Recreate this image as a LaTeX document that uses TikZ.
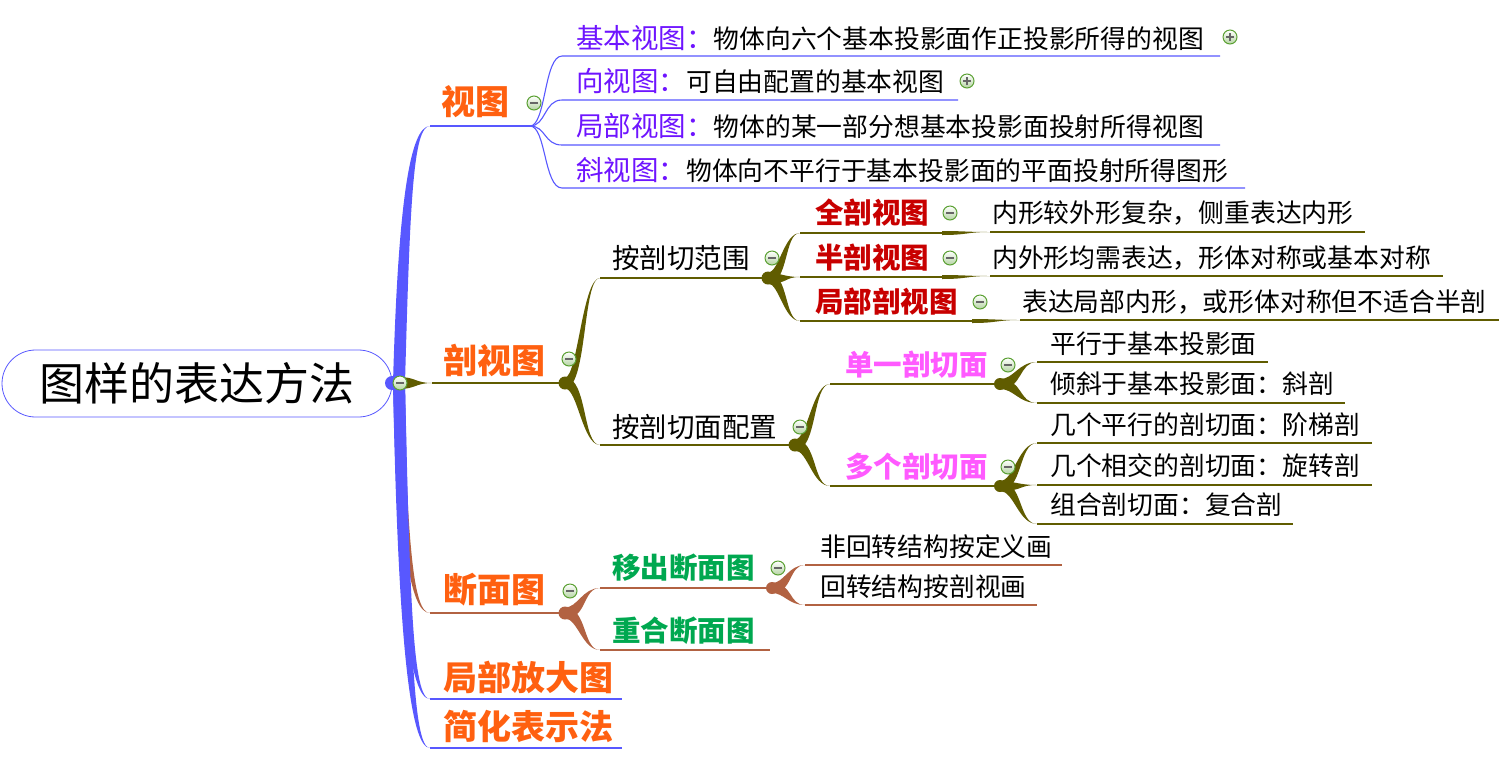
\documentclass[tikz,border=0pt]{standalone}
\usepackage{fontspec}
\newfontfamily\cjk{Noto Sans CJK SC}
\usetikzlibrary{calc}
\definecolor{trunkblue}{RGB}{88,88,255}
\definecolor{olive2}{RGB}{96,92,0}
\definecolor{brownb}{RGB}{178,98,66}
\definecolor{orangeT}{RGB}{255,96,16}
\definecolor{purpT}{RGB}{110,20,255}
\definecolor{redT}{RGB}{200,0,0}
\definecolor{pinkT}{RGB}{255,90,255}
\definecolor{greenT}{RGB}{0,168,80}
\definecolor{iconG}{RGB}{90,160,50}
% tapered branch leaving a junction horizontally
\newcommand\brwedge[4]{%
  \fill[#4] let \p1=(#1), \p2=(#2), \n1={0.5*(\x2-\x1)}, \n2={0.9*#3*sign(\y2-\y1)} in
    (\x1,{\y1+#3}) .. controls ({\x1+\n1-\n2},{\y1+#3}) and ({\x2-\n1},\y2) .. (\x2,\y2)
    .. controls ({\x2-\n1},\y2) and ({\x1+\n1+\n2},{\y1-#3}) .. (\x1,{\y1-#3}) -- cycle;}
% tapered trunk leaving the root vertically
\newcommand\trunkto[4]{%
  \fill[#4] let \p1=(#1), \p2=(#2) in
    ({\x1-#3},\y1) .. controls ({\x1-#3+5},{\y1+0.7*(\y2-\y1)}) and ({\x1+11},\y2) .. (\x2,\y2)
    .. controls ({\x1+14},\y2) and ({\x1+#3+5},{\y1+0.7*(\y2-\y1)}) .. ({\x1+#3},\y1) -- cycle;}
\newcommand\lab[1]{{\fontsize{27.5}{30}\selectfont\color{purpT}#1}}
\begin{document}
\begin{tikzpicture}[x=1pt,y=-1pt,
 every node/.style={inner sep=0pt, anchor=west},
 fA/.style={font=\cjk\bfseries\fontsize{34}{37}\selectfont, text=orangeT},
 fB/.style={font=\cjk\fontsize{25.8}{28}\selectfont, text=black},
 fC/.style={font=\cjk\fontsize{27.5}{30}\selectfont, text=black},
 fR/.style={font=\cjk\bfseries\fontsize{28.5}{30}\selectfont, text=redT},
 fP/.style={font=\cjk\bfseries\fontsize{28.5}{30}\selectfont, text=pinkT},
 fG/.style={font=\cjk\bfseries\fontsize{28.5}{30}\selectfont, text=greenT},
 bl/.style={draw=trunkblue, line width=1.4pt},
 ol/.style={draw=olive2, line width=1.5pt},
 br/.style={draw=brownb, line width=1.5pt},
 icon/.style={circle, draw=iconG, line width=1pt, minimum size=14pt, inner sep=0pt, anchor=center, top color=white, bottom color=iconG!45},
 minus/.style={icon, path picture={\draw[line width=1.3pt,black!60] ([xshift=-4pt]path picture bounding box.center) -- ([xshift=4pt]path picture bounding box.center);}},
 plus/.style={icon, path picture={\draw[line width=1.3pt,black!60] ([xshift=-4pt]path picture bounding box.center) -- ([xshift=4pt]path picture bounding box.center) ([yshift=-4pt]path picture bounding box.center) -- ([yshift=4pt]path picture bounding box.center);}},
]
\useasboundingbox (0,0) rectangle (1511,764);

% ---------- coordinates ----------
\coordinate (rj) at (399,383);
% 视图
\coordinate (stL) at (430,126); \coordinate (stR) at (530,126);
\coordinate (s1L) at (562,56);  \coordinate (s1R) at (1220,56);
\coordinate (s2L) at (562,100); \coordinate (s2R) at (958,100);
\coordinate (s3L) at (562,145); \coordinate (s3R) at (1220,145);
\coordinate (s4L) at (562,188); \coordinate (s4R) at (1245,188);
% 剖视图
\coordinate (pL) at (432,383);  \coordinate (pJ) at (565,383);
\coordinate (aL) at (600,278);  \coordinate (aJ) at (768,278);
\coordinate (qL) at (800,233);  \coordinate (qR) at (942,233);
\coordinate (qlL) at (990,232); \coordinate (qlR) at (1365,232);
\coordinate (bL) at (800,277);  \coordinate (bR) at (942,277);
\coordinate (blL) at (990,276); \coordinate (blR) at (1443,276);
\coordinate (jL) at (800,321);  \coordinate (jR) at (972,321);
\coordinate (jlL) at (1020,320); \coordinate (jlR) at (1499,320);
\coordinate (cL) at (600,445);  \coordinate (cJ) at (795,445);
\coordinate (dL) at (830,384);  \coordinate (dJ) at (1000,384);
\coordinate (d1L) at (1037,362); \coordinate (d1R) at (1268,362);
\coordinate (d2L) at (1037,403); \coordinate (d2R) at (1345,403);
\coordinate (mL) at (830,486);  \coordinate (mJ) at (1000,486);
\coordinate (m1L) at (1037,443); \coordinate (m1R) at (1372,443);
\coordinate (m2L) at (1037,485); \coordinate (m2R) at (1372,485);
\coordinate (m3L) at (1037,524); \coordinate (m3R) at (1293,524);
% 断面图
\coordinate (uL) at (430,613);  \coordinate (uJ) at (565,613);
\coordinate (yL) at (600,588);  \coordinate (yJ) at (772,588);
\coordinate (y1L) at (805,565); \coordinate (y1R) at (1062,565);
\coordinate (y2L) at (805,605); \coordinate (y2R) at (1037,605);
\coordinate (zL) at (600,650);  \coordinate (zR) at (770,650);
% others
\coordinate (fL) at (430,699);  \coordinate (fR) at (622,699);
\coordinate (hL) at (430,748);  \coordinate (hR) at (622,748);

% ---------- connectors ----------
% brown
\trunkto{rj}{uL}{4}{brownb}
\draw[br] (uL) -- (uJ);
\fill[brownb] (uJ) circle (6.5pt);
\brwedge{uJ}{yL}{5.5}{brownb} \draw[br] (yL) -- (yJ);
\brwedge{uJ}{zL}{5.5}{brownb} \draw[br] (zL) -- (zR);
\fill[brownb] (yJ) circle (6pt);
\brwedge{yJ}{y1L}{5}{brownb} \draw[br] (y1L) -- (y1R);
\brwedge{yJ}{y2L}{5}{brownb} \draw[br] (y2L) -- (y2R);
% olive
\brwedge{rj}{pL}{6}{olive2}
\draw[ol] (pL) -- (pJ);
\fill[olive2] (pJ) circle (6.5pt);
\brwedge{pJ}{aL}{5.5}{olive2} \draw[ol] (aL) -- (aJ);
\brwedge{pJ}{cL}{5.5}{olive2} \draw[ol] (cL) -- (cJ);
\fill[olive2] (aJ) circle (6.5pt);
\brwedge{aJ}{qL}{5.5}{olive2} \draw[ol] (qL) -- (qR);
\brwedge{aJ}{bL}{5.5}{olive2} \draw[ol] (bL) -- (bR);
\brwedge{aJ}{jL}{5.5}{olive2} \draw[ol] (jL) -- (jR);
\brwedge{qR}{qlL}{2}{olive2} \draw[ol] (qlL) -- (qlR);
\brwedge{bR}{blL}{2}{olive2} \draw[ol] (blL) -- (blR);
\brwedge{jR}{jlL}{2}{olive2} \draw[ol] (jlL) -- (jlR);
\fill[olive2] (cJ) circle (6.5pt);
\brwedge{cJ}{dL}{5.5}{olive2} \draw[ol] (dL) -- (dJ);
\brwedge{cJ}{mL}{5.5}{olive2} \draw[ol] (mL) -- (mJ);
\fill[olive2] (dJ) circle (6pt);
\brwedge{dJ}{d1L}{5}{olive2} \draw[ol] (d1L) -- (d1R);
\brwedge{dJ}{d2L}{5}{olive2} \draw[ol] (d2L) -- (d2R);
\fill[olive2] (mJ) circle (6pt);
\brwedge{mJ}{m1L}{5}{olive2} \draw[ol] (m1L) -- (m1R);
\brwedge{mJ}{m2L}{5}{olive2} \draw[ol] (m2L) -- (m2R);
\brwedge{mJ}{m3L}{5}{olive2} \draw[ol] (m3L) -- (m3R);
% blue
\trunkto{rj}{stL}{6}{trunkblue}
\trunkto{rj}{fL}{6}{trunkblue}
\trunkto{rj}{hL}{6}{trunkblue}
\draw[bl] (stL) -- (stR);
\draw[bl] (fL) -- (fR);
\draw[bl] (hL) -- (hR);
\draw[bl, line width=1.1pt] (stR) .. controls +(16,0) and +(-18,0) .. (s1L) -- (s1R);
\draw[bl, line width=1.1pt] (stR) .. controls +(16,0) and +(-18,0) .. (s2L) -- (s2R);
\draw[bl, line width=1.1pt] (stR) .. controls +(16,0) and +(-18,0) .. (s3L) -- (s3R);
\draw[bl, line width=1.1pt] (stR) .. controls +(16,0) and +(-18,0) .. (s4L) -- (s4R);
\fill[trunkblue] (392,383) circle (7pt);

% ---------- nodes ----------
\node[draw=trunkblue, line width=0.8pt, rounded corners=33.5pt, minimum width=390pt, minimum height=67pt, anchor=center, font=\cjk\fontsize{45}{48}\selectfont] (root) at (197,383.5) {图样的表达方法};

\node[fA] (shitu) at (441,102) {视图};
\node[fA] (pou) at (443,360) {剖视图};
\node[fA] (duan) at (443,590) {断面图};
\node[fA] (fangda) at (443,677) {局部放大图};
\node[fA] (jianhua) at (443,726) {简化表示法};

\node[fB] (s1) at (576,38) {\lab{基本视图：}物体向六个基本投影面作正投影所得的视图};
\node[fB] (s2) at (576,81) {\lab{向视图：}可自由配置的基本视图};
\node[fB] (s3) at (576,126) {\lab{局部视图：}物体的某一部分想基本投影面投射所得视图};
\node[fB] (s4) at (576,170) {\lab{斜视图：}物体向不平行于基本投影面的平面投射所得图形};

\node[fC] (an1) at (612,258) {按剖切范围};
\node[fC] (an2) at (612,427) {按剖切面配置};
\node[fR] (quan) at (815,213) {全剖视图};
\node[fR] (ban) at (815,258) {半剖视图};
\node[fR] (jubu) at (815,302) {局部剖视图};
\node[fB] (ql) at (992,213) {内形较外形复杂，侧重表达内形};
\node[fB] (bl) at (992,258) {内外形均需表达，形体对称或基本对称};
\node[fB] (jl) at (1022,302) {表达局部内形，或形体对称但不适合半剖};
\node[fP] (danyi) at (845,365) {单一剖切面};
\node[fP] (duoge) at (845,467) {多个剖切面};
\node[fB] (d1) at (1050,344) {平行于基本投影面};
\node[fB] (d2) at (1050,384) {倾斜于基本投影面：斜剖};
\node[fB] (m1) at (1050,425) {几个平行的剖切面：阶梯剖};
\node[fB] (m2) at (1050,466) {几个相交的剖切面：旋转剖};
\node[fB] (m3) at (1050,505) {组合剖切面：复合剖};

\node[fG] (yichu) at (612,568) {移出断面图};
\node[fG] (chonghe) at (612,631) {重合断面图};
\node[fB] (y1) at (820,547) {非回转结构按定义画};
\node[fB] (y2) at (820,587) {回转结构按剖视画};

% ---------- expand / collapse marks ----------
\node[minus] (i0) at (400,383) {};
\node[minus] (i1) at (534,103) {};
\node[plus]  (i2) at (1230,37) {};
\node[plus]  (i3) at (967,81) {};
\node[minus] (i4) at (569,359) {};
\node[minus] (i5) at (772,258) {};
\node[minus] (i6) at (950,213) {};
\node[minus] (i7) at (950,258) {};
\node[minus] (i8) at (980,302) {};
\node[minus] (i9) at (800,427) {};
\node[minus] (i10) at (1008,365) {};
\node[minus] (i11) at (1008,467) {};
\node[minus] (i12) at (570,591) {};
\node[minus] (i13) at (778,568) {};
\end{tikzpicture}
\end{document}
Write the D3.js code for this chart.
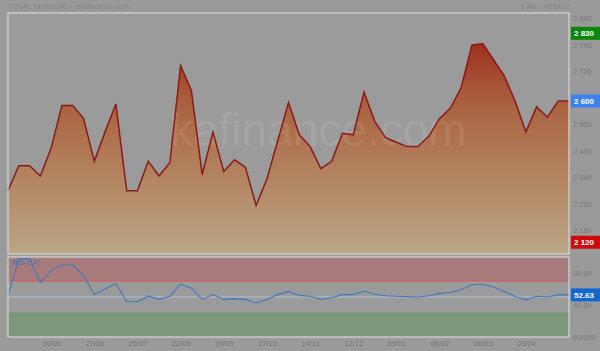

> _Written task_
Find each line with the string "this" and copy it out.

> _Output of the task_
Recreate this image as a LaTeX document that uses TikZ.
Write the D3.js code for this chart.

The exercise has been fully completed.